In the shadow of Mexico’s guns

April 30, 2013

Mexico City, Mexico

By Edgard Garrido

Days before last Christmas, city authorities initiated a program of voluntary disarmament for citizens encouraging them to swap their pistols, revolvers, guns and the occasional 60mm mortar round for bicycles, tablets or cash. Thousands flocked to the swapping stations set up in different neighborhoods by the police and military.

Some weapons were destroyed on site but I wondered where the rest of the collected weapons would land. So, I decided to issue a formal request to the Mexican Secretariat of National Defense (SEDENA) asking if I could access their storage facilities to take pictures.

The military is in charge of storing and destroying weapons, not only those handed in by the civilian population sometimes including those inherited from an ancestor who might have fought in the revolution but also the weapons confiscated in the six-year-long, ongoing drug war that has so far killed some 70,000 people. Those are generally larger calibers than great-granddad’s Winchester Rifle from the early 1900s. They confiscated everything from custom-made, gold-plated Colt Super 38 Automatic to rocket-propelled grenade launchers and lots of Kalashnikov AK-47s, the narcos’ weapon of choice.

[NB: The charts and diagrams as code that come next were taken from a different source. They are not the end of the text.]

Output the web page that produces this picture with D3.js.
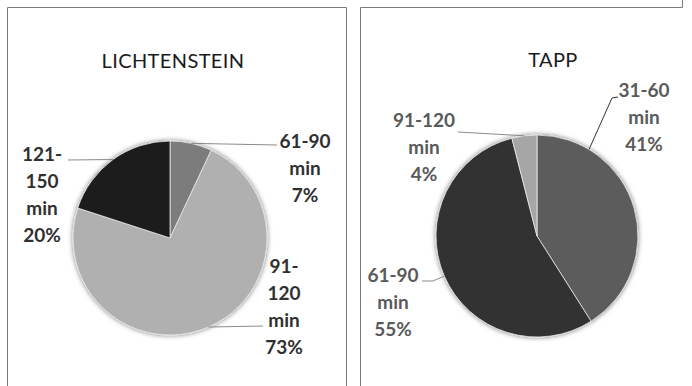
<!DOCTYPE html>
<html>
<head>
<meta charset="utf-8">
<script src="https://cdn.jsdelivr.net/npm/d3@7"></script>
<style>
  body { margin: 0; background: #fff; }
  svg { display: block; }
</style>
</head>
<body>
<div id="vis"></div>
<script>
// SVG dims
var width = 692;
var height = 386;

// Data values
var leftTitle = "LICHTENSTEIN";
var leftCategories = ["61-90 min", "91-120 min", "121-150 min"];
var leftValues = [7, 73, 20];
var leftLabelLines = [["61-90", "min"], ["91-", "120", "min"], ["121-", "150", "min"]];

var rightTitle = "TAPP";
var rightCategories = ["31-60 min", "61-90 min", "91-120 min"];
var rightValues = [41, 55, 4];
var rightLabelLines = [["31-60", "min"], ["61-90", "min"], ["91-120", "min"]];

// Layout for each panel (label / leader offsets relative to pie centre)
var panels = [
  {
    title: leftTitle, cats: leftCategories, vals: leftValues, lines: leftLabelLines,
    cx: 170, cy: 238, r: 97, titleX: 173, titleY: 68,
    colors: ["#7b7b7b", "#b0b0b0", "#1c1c1c"],
    labelColor: "#303030",
    label: [[135, -90], [114, 35], [-128, -77]],
    leaderAt: [0.5, 0.5, 0.5],
    leaderEnd: [[[107, -93]], [[93, 88]], [[-102, -78]]]
  },
  {
    title: rightTitle, cats: rightCategories, vals: rightValues, lines: rightLabelLines,
    cx: 537, cy: 236, r: 101, titleX: 553, titleY: 67,
    colors: ["#5c5c5c", "#333333", "#a6a6a6"],
    labelColor: "#5a5a5a",
    label: [[107, -139], [-144, 46], [-113, -109]],
    leaderAt: [0.21, 0.5, 0.5],
    leaderEnd: [[[75, -138], [81, -139]], [[-104, 45], [-115, 45]], [[-79, -104]]]
  }
];

var svg = d3.select("#vis").append("svg").attr("width", width).attr("height", height);

// soft shadow round the pies
var filter = svg.append("defs").append("filter")
    .attr("id", "shadow").attr("x", "-20%").attr("y", "-20%")
    .attr("width", "140%").attr("height", "140%");
filter.append("feDropShadow")
    .attr("dx", 0).attr("dy", 0).attr("stdDeviation", 2.5)
    .attr("flood-color", "#000").attr("flood-opacity", 0.55);

// panel frames
var frame = "#7a7a7a";
svg.append("path")
    .attr("d", "M7.5,386 V7.5 H346.5 V386")
    .attr("fill", "none").attr("stroke", frame);
svg.append("path")
    .attr("d", "M360.5,386 V7.5 H682.5 V0")
    .attr("fill", "none").attr("stroke", frame);

var pie = d3.pie().sort(null).value(function(d) { return d; });
var lineH = 27;

panels.forEach(function(p) {
  var g = svg.append("g").attr("transform", "translate(" + p.cx + "," + p.cy + ")");
  var arcs = pie(p.vals);
  var arc = d3.arc().innerRadius(0).outerRadius(p.r);

  g.append("g").attr("filter", "url(#shadow)")
    .selectAll("path")
    .data(arcs).enter()
    .append("path")
    .attr("d", arc)
    .attr("fill", function(d, i) { return p.colors[i]; })
    .attr("stroke", "#e8e8e8")
    .attr("stroke-width", 0.8);

  // title
  svg.append("text")
    .attr("x", p.titleX).attr("y", p.titleY)
    .attr("text-anchor", "middle")
    .attr("font-family", "Lato, 'Open Sans', sans-serif")
    .attr("font-size", 20)
    .attr("letter-spacing", 0.4)
    .attr("fill", "#1a1a1a")
    .text(p.title);

  // leader lines
  arcs.forEach(function(d, i) {
    var a = d.startAngle + (d.endAngle - d.startAngle) * p.leaderAt[i];
    var pts = [[Math.sin(a) * p.r, -Math.cos(a) * p.r]].concat(p.leaderEnd[i]);
    g.append("path")
      .attr("d", d3.line()(pts))
      .attr("fill", "none")
      .attr("stroke", i === 0 && p.title === rightTitle ? "#333" : "#8a8a8a")
      .attr("stroke-width", 1);
  });

  // labels
  arcs.forEach(function(d, i) {
    var rows = p.lines[i].concat([p.vals[i] + "%"]);
    var t = g.append("text")
      .attr("text-anchor", "middle")
      .attr("font-family", "Lato, 'Open Sans', sans-serif")
      .attr("font-weight", "bold")
      .attr("font-size", 19)
      .attr("fill", p.labelColor);
    rows.forEach(function(s, k) {
      t.append("tspan")
        .attr("x", p.label[i][0])
        .attr("y", p.label[i][1] + k * lineH)
        .text(s);
    });
  });
});
</script>
</body>
</html>
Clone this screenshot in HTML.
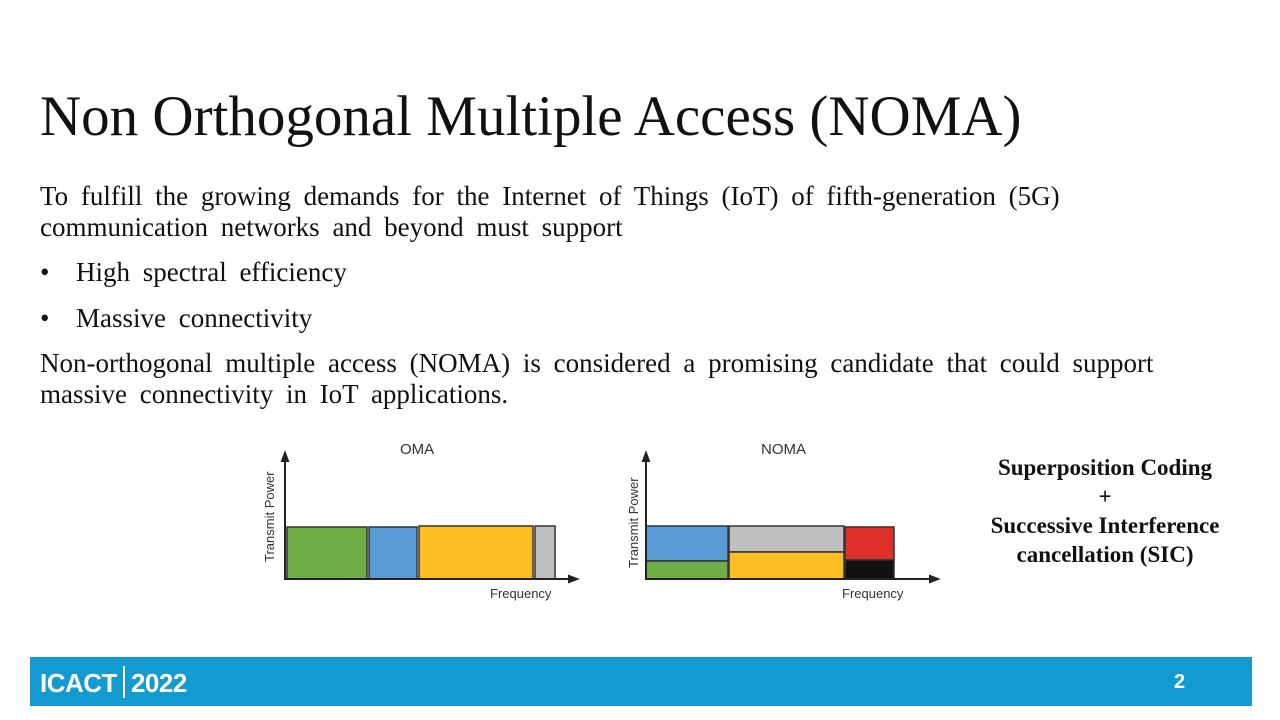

After some months the Reuters’ office received a very formal phone call from an army sergeant inviting me to be on April 17th at 1200 hours at Gate 8 at the Military Field #1.

An officer received me at the gate and accompanied me throughout my visit. He walked next to me, sat next to me, drove with me in the car and was there when I was taking photographs. He was my own shadow. They frisked me for security reasons at least 15 times, and checked the interior of the car, my photographic equipment and my clothes.

A (cuantas estrellas) general welcomed me when I arrived at the storage room; he was with other officers from the PR department and another three or four soldiers who were functioning as security. To my surprise from that moment on, the general and the PR officers had to undergo exactly the same security checks as those that were performed on me.

“You got a lot of patience to go through all this repeatedly” my “shadow” said. I replied “there are thousands of confiscated weapons here, I really don’t mind…”

There were three tables set up outside the storage room. Arranged on display were probably the most eccentric weapons confiscated from the narcos: gold plated guns, some decorated with movie characters like Chucky or the “generous bandit” “Jesus Valverde”, better known as the narco-saint.

The general stood up on a small lectern and declared “from 2007 until now, 107,450 weapons have been stored at this facility. 95% have been destroyed and the rest have been put on display in museums or remain with the military after the due legal process but most of the confiscated weapons are stored in other State security institutions.”

“And now you can take pictures.”

After a while the general glanced at his watch telling me very politely that he still had other issues to attend to and if I could kindly wrap it up. I told him that I would do my best because I was heading to a soccer match between Argentina’s Boca Juniors and Mexico’s Toluca later on. “I visited the Bombonera (the stadium in Buenos Aires where Boca Junior plays its matches)”, the general said. “I thought it would be bigger.”

I smiled and said that it would be of great importance if I could actually enter the storage room.

He agreed and asked a soldier to put his finger on the fingerprint door lock to open the door. I was not allowed to take pictures that would show the entire area or pictures of the soldiers who were working inside. The place was one huge warehouse divided by metal shelves, some empty and others full. I had very little time so I started taking pictures of everything I saw, I could feel that my presence inside the storage room made the soldiers nervous.

Once back outside they guided me to the area where the weapons were being destroyed. I saw several officers, almost robotically, dismantling and destroying weapons. Some did the register; another stood on a small ladder to take pictures of guns arranged on a white background on the floor, others took off the wooden parts and screws of each weapon.

The wooden pieces were burnt on a grill normally used for barbecues. Another group of soldiers removed the firing pins from each weapon, then they cut them up to leave them inoperable. In between, the weapons were counted again and again.

One of the soldiers said to me, “You’re lucky, we do this only twice a year and only after we receive the judicial order to destroy the weapons.”

As I walked out I picked up my cell phone which I had left at the entrance and once in the cab I saw a soldier jogging. He was wearing a T-shirt with an image of late Argentine rebel hero Ernesto “Che” Guevara and beckoning me to stay away… the soccer match, Juan Roman Riquelme (player of Argentina’s Boca Juniors), la hinchada (Boca Junior’s fans) and Boca Juniors were waiting for me.